-------- Record excerpts

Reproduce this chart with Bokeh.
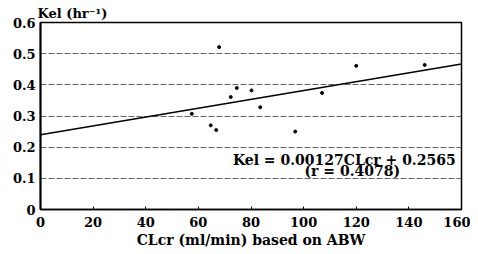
from bokeh.plotting import figure
from bokeh.models import Label, FixedTicker
from bokeh.embed import file_html
from bokeh.resources import INLINE

# Data
cl_cr = [57.5, 64.7, 66.8, 67.9, 72.3, 74.6, 80.2, 83.5, 96.8, 107.0, 120.0, 146.0]
kel = [0.307, 0.270, 0.255, 0.521, 0.361, 0.390, 0.382, 0.328, 0.250, 0.374, 0.461, 0.464]
fit_x = [0, 160]
fit_y = [0.240, 0.467]
x_ticks = [0, 20, 40, 60, 80, 100, 120, 140, 160]
y_ticks = [0, 0.1, 0.2, 0.3, 0.4, 0.5, 0.6]
y_tick_labels = {0: "0", 0.1: "0.1", 0.2: "0.2", 0.3: "0.3", 0.4: "0.4", 0.5: "0.5", 0.6: "0.6"}
eq_text = "Kel = 0.00127CLcr + 0.2565"
r_text = "(r = 0.4078)"
y_title = "Kel (hr\u207b\u00b9)"
x_title = "CLcr (ml/min) based on ABW"

FONT = "DejaVu Serif"

p = figure(width=470, height=250, x_range=(0, 160), y_range=(0, 0.6),
           output_backend="svg", toolbar_location=None,
           min_border_left=40, min_border_right=9, min_border_top=22, min_border_bottom=39)
p.background_fill_color = "white"
p.border_fill_color = "white"
p.outline_line_color = "black"
p.outline_line_width = 1.5

p.title.text = y_title
p.title.align = "left"
p.title.offset = -3
p.title.standoff = 4
p.title.text_font = FONT
p.title.text_font_style = "bold"
p.title.text_font_size = "13px"
p.title.text_color = "black"

p.xgrid.visible = False
p.ygrid.ticker = FixedTicker(ticks=[0.1, 0.2, 0.3, 0.4, 0.5])
p.ygrid.grid_line_color = "#666666"
p.ygrid.grid_line_dash = "6 2"
p.ygrid.grid_line_width = 1

p.xaxis.ticker = FixedTicker(ticks=x_ticks)
p.yaxis.ticker = FixedTicker(ticks=y_ticks)
p.yaxis.major_label_overrides = y_tick_labels
for ax in (p.xaxis, p.yaxis):
    ax.axis_line_color = "black"
    ax.major_label_text_font = FONT
    ax.major_label_text_font_style = "bold"
    ax.major_label_text_font_size = "13px"
    ax.major_label_text_color = "black"
    ax.minor_tick_line_color = None
p.yaxis.axis_line_width = 2
p.xaxis.axis_line_width = 1.5
p.xaxis.major_tick_in = 3
p.xaxis.major_tick_out = 0
p.xaxis.major_tick_line_color = "black"
p.yaxis.major_tick_in = 0
p.yaxis.major_tick_out = 0
p.xaxis.major_label_standoff = 7
p.yaxis.major_label_standoff = 5

p.xaxis.axis_label = x_title
p.xaxis.axis_label_text_font = FONT
p.xaxis.axis_label_text_font_style = "bold"
p.xaxis.axis_label_text_font_size = "14px"
p.xaxis.axis_label_text_color = "black"
p.xaxis.axis_label_standoff = 2

p.line(fit_x, fit_y, line_color="black", line_width=1.6)
p.scatter(cl_cr, kel, size=3, color="black")

p.add_layout(Label(x=157.8, y=0.160, text=eq_text, text_font=FONT, text_color="black",
                   text_font_style="bold", text_font_size="14px",
                   text_baseline="alphabetic", text_align="right"))
p.add_layout(Label(x=118.5, y=0.124, text=r_text, text_font=FONT, text_color="black",
                   text_font_style="bold", text_font_size="14px",
                   text_baseline="alphabetic", text_align="center"))

open("out.html", "w").write(file_html(p, INLINE))
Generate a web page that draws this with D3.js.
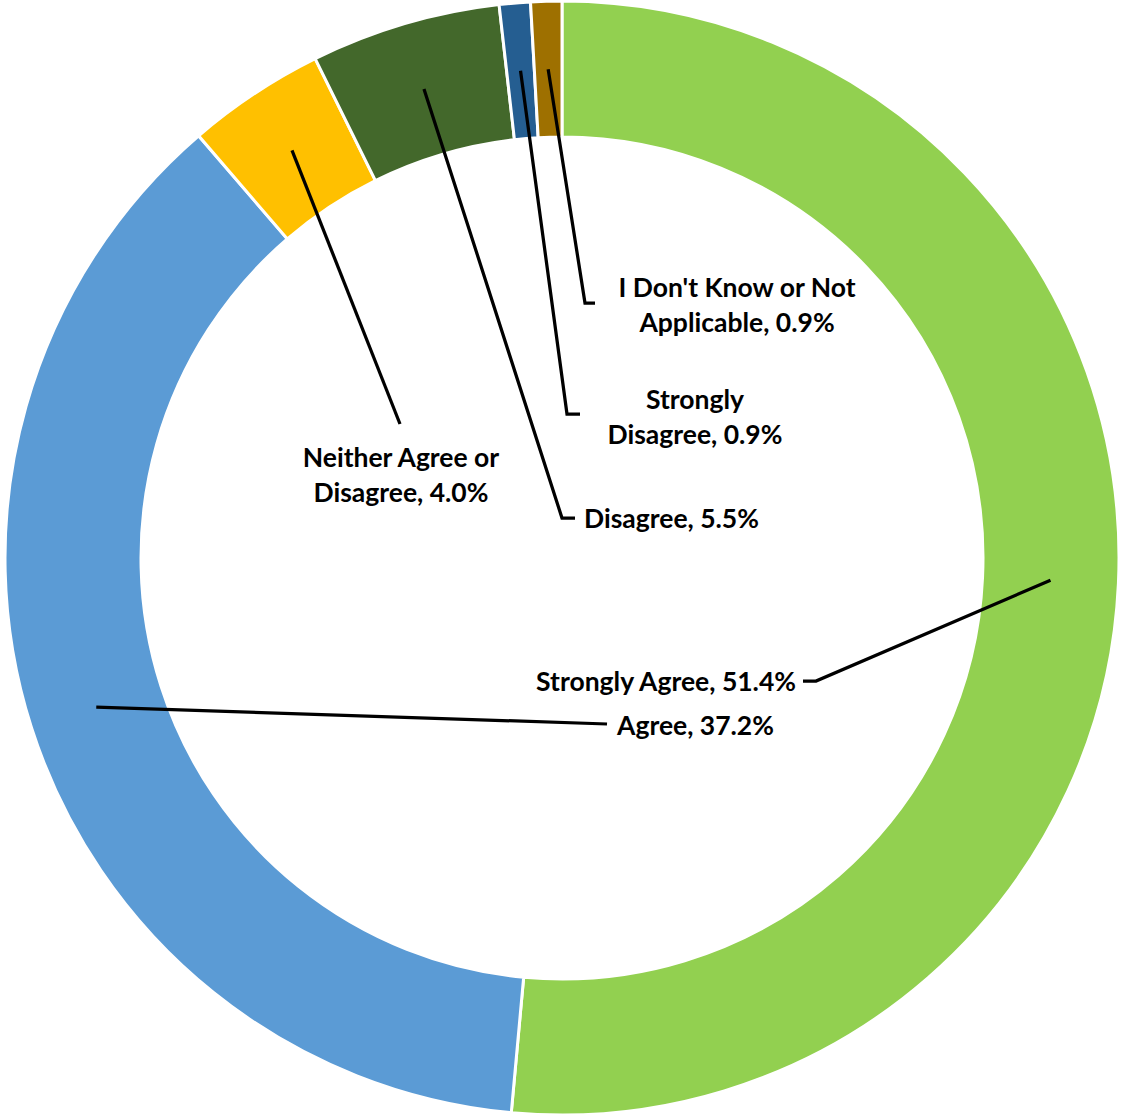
<!DOCTYPE html>
<html>
<head>
<meta charset="utf-8">
<script src="https://cdn.jsdelivr.net/npm/d3@7"></script>
<style>
  html, body { margin: 0; padding: 0; background: #fff; }
  svg { display: block; }
  text { font-family: Lato, "Open Sans", sans-serif; font-weight: bold; fill: #000; }
</style>
</head>
<body>
<svg id="chart" width="1121" height="1116"></svg>
<script>
// ---- data ----
const categories = ["Strongly Agree", "Agree", "Neither Agree or Disagree", "Disagree", "Strongly Disagree", "I Don't Know or Not Applicable"];
const values = [51.4, 37.2, 4.0, 5.5, 0.9, 0.9];
const colors = ["#92D050", "#5B9BD5", "#FFC000", "#43682B", "#255E91", "#9E7000"];
const labelLines = [
  ["Strongly Agree, 51.4%"],
  ["Agree, 37.2%"],
  ["Neither Agree or", "Disagree, 4.0%"],
  ["Disagree, 5.5%"],
  ["Strongly", "Disagree, 0.9%"],
  ["I Don't Know or Not", "Applicable, 0.9%"]
];

// ---- layout (positions of labels, not data) ----
const cx = 562, cy = 558, rOuter = 557, rInner = 421;
const labelLayout = [
  { x: 796, y: 682, anchor: "end",    elbow: [816, 681], end: [803, 681] },
  { x: 617, y: 726, anchor: "start",  elbow: null,       end: [607, 724] },
  { x: 401, y: 458, anchor: "middle", elbow: null,       end: [400, 424] },
  { x: 584, y: 519, anchor: "start",  elbow: [562, 518], end: [575, 518] },
  { x: 695, y: 400, anchor: "middle", elbow: [567, 414], end: [580, 414] },
  { x: 737, y: 288, anchor: "middle", elbow: [585, 303], end: [595, 303] }
];
const lineGap = 35;

const svg = d3.select("#chart");
const g = svg.append("g").attr("transform", `translate(${cx},${cy})`);

const pie = d3.pie().sort(null).value(d => d.value);
const arcs = pie(categories.map((c, i) => ({ name: c, value: values[i], i })));
const arc = d3.arc().innerRadius(rInner).outerRadius(rOuter);

g.selectAll("path.slice").data(arcs).join("path")
  .attr("class", "slice")
  .attr("d", arc)
  .attr("fill", d => colors[d.data.i])
  .attr("stroke", "#fff")
  .attr("stroke-width", 3)
  .attr("stroke-linejoin", "miter");

// leader lines
const lines = svg.append("g");
arcs.forEach(d => {
  const L = labelLayout[d.data.i];
  const c = arc.centroid(d);
  const pts = [[c[0] + cx, c[1] + cy]];
  if (L.elbow) pts.push(L.elbow);
  pts.push(L.end);
  lines.append("path")
    .attr("d", d3.line()(pts))
    .attr("fill", "none")
    .attr("stroke", "#000")
    .attr("stroke-width", 3.25);
});

// labels
const labels = svg.append("g");
arcs.forEach(d => {
  const L = labelLayout[d.data.i];
  const t = labels.append("text")
    .attr("text-anchor", L.anchor)
    .attr("font-size", 26.5);
  labelLines[d.data.i].forEach((s, k) => {
    t.append("tspan").attr("x", L.x).attr("y", L.y + k * lineGap).attr("dy", "0.35em").text(s);
  });
});
</script>
</body>
</html>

----------------

Directive
Begin at the first line of the entries above and return each line exactly, stopping after the line that contains "p.outline_line_width = 1.5". Pictures do not belong in the copy.

Result of the task
Reproduce this chart with Bokeh.
from bokeh.plotting import figure
from bokeh.models import Label, FixedTicker
from bokeh.embed import file_html
from bokeh.resources import INLINE

# Data
cl_cr = [57.5, 64.7, 66.8, 67.9, 72.3, 74.6, 80.2, 83.5, 96.8, 107.0, 120.0, 146.0]
kel = [0.307, 0.270, 0.255, 0.521, 0.361, 0.390, 0.382, 0.328, 0.250, 0.374, 0.461, 0.464]
fit_x = [0, 160]
fit_y = [0.240, 0.467]
x_ticks = [0, 20, 40, 60, 80, 100, 120, 140, 160]
y_ticks = [0, 0.1, 0.2, 0.3, 0.4, 0.5, 0.6]
y_tick_labels = {0: "0", 0.1: "0.1", 0.2: "0.2", 0.3: "0.3", 0.4: "0.4", 0.5: "0.5", 0.6: "0.6"}
eq_text = "Kel = 0.00127CLcr + 0.2565"
r_text = "(r = 0.4078)"
y_title = "Kel (hr\u207b\u00b9)"
x_title = "CLcr (ml/min) based on ABW"

FONT = "DejaVu Serif"

p = figure(width=470, height=250, x_range=(0, 160), y_range=(0, 0.6),
           output_backend="svg", toolbar_location=None,
           min_border_left=40, min_border_right=9, min_border_top=22, min_border_bottom=39)
p.background_fill_color = "white"
p.border_fill_color = "white"
p.outline_line_color = "black"
p.outline_line_width = 1.5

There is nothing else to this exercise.